Session:Deanonymization and Author Recognition with Digital Humanities-Tools
Description | Digital Humanities research developed computational methods to attribute anonymous texts with Open Source tools. Participants will learn about the methodological foundations of authorship attribution, its possibilities and its limitations. They will then apply it hands-on to a sample text collection and / or own examples (you can bring your own text). No programing experience is required, having the R programming language installed previously would be helpful. |
---|---|
Website(s) | https://hackmd.okfn.de/34c3-stylometrie?view |
Type | Workshop |
Kids session | No |
Keyword(s) | software, art, hacking |
Tags | Assembly:Open Knowledge Assembly, Digital Humanities, Stylometrics, Text Analysis, Deanonymization, Workshop |
Processing assembly | Assembly:Open Knowledge Assembly |
Person organizing | User:Pielstroem |
Language | de - German, en - English |
Other sessions... |
Starts at | 2017/12/29 13:15 |
---|---|
Ends at | 2017/12/29 14:45 |
Duration | 90 minutes |
Location | Room:Esszimmer |
The process of writing a text is driven by many often unconcious habits that influence writing style, resulting in reoccuring features that can be utilized to identify an anonymous author. In the recent decades, researchers interested in literary works of disputed authorship have developed computational methods to attribute such texts to candidate authors, and published open source tools that perform that task.

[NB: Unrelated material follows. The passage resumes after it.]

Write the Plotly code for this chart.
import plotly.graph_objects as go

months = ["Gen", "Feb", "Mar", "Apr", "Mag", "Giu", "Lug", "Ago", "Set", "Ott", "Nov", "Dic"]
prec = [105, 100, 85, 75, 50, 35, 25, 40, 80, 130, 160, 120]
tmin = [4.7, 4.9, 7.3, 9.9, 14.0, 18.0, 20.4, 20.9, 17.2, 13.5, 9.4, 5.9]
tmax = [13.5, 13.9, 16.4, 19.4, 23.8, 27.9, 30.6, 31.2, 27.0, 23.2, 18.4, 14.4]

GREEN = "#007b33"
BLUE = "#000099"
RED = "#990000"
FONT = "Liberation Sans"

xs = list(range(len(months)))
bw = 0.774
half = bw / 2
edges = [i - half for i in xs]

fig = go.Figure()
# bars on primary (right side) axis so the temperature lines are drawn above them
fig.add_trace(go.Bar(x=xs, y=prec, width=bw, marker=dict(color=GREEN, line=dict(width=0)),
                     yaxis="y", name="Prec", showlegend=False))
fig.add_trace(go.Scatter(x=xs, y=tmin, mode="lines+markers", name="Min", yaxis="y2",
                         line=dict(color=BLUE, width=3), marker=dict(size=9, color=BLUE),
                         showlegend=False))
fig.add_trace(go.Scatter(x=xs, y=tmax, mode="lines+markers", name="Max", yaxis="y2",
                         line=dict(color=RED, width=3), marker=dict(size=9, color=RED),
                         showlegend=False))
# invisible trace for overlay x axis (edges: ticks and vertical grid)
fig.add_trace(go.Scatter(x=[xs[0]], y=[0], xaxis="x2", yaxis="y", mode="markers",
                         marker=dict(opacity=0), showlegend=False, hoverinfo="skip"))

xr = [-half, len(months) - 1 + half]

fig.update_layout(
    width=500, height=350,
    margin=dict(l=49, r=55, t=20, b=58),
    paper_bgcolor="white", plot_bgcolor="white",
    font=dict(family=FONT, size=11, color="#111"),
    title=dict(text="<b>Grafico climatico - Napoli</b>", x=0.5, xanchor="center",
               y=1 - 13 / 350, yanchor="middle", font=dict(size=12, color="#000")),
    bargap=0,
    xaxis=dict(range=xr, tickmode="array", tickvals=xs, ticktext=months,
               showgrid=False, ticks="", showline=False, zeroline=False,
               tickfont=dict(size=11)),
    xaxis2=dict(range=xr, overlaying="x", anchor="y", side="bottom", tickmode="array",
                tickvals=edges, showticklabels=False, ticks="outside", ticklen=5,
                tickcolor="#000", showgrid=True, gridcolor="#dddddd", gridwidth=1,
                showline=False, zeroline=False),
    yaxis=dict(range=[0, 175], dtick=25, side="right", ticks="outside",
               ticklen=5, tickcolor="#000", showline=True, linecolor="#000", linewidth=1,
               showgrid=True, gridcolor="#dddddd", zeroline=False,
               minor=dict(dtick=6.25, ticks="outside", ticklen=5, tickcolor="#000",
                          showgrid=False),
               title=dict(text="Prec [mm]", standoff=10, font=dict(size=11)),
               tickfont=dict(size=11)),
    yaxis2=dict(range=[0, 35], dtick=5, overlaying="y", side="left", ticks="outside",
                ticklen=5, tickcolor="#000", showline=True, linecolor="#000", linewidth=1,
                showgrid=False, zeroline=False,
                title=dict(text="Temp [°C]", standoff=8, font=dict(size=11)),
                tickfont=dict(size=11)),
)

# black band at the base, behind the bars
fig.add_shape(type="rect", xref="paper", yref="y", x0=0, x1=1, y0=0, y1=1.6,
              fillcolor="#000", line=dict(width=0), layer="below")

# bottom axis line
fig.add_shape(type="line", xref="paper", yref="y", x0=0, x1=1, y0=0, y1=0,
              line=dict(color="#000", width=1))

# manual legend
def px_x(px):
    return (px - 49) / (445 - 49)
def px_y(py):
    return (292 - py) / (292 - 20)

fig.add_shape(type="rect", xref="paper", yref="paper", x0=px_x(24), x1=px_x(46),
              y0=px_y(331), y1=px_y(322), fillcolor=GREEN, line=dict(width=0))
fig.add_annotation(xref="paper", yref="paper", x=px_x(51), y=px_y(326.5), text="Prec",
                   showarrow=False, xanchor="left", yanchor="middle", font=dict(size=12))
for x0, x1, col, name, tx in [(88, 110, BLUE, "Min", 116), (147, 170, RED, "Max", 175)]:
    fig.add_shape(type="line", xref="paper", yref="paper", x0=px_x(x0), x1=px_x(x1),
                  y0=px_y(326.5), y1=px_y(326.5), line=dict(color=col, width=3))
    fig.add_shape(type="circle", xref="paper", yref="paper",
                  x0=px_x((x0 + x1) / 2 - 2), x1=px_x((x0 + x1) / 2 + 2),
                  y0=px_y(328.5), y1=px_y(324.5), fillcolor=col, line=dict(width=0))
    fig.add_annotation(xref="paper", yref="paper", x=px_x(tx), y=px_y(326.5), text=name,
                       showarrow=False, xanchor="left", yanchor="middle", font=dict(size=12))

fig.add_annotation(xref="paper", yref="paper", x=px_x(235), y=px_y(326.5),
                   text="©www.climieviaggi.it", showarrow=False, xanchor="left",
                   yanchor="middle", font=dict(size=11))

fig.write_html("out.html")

Participants will learn about the methodological foundations of authorship attribution, its possibilities and its limitations. They will then apply it hands-on to a sample text collection and, if they wish, to other examples of their own choosing.
No programing experience is required, having the R programming language installed previously would be helpful. Participants are invited to bring their own examples in txt or xml format with one file per text. A single anonymous text will not do, the method requires as many comparision texts from candidate authors as possible. Please name comparison text files according to a “AuthorName_TextIdentifyer.txt” pattern.